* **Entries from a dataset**
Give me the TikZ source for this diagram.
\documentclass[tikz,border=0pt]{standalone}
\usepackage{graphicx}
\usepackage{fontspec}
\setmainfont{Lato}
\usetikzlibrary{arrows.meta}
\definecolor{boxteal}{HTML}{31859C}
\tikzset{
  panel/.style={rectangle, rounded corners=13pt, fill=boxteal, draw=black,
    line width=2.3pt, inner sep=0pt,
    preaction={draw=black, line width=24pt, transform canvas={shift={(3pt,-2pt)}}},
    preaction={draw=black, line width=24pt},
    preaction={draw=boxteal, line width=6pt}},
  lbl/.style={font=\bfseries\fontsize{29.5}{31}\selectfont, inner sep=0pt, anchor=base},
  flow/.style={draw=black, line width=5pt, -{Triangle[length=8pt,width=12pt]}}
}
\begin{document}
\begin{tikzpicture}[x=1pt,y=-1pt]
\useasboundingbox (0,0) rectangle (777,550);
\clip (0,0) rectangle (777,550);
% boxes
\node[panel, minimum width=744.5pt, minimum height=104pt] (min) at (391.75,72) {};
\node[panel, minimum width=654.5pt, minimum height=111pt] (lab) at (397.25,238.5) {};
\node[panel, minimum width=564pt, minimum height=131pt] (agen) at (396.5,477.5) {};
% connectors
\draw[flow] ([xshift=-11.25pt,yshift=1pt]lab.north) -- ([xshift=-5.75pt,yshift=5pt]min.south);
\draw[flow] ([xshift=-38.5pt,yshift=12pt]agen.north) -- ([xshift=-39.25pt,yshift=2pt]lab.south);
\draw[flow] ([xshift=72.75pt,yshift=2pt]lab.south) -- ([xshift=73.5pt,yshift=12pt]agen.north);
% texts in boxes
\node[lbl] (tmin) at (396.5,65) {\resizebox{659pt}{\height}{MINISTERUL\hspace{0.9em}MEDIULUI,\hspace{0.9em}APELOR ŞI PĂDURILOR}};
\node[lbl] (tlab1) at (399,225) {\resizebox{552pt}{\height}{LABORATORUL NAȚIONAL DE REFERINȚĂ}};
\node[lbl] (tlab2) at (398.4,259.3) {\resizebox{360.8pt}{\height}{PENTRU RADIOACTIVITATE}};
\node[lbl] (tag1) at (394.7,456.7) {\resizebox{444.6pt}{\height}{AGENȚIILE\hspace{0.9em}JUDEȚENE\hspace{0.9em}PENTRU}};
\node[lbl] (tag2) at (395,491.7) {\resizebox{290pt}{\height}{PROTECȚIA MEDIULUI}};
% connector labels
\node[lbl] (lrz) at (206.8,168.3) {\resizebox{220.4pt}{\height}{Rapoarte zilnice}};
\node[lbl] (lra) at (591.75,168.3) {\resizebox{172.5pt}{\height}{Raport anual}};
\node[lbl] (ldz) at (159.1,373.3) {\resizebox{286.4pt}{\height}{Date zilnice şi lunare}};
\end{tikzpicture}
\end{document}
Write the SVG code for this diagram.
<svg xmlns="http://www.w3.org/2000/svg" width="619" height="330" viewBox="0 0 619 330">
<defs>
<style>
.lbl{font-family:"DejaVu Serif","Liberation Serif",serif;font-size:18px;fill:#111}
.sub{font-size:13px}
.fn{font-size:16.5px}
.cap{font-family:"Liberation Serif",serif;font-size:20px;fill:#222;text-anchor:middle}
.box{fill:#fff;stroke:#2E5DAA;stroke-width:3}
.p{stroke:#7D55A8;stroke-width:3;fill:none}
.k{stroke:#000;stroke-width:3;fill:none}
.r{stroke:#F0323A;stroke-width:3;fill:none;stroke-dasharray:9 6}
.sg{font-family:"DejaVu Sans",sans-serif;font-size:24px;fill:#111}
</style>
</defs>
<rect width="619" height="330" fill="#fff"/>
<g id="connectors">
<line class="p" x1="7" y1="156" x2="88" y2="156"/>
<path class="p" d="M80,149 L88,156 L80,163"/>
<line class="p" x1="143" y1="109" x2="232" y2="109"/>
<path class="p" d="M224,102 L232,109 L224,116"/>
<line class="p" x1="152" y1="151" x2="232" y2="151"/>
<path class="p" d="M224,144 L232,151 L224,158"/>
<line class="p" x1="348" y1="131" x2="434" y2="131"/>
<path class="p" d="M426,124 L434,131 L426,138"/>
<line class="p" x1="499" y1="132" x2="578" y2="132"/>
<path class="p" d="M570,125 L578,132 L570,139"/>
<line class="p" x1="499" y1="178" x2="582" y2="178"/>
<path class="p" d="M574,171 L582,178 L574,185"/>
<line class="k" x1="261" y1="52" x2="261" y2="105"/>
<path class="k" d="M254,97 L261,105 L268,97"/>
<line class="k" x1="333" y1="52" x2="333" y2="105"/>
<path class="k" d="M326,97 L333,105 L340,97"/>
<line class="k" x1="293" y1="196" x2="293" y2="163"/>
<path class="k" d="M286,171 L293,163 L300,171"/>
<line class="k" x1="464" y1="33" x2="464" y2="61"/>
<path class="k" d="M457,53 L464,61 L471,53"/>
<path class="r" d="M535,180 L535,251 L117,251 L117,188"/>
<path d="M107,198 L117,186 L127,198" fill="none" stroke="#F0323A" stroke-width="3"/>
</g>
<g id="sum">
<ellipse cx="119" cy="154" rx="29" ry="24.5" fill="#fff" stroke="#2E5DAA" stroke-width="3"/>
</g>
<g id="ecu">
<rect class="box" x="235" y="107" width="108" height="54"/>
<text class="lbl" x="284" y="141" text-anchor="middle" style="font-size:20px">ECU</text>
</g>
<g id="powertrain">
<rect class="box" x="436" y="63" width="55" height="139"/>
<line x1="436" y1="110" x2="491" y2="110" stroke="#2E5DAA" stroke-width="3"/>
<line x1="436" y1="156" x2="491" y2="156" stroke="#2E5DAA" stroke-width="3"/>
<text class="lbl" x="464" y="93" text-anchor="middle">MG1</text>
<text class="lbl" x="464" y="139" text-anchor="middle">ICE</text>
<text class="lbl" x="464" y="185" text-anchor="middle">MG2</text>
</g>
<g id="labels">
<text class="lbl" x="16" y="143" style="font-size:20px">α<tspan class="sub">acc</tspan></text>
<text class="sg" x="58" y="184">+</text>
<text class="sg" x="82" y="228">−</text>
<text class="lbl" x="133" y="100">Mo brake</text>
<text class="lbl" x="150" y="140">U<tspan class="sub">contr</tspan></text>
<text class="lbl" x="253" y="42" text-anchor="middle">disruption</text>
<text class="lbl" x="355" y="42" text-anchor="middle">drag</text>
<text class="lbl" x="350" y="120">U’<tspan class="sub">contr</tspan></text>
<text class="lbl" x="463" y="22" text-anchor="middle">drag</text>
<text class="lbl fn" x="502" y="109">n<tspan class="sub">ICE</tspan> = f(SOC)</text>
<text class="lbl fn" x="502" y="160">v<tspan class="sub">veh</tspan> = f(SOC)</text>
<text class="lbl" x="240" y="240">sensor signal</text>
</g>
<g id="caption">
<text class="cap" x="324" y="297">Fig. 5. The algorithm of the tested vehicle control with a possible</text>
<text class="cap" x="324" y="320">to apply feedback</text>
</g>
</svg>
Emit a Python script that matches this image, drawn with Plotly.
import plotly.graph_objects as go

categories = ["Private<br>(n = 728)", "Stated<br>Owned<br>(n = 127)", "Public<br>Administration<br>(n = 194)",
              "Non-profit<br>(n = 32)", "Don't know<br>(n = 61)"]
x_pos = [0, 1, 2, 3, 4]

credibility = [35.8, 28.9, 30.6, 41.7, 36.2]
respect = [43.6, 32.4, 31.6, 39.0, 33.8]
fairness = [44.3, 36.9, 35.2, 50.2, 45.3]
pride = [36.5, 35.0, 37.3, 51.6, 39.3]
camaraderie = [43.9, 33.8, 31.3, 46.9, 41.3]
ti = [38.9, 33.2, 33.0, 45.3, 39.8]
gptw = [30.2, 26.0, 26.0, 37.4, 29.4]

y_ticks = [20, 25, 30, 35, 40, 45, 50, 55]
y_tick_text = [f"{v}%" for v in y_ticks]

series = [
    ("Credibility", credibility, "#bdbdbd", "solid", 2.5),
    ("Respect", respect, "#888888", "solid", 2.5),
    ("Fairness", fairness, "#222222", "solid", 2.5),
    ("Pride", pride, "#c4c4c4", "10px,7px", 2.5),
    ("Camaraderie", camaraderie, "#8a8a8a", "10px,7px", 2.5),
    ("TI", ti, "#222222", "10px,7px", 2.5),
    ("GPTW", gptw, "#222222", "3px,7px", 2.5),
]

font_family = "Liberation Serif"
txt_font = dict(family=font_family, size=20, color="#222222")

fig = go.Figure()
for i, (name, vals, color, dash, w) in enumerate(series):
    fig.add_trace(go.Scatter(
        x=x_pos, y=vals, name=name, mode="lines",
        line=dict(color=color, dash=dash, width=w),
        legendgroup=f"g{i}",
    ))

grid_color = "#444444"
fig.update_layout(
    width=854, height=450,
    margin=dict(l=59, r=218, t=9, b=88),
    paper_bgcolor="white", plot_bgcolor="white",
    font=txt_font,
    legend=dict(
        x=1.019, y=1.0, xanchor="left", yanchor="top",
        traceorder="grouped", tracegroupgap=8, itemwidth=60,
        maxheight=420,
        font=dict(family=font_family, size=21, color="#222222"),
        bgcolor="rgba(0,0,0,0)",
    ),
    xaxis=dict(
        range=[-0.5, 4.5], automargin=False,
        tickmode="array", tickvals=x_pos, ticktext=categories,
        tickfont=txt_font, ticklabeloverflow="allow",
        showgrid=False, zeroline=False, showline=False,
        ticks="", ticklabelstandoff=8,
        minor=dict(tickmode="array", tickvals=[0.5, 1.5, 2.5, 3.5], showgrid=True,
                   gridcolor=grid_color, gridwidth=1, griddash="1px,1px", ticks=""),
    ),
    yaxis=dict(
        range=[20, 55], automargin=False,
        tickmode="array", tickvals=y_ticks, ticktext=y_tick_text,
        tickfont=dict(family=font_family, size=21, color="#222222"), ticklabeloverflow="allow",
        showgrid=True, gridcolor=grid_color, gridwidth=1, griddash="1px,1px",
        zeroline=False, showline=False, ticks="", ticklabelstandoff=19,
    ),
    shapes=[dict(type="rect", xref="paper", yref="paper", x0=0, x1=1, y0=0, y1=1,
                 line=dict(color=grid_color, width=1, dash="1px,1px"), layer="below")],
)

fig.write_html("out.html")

* **Job**
From the records above, quote only the lines running from the line with "Emit a Python" to the line with "x_pos = [0, 1, 2, 3, 4]", both lines included.

* **Answer to this task**
Emit a Python script that matches this image, drawn with Plotly.
import plotly.graph_objects as go

categories = ["Private<br>(n = 728)", "Stated<br>Owned<br>(n = 127)", "Public<br>Administration<br>(n = 194)",
              "Non-profit<br>(n = 32)", "Don't know<br>(n = 61)"]
x_pos = [0, 1, 2, 3, 4]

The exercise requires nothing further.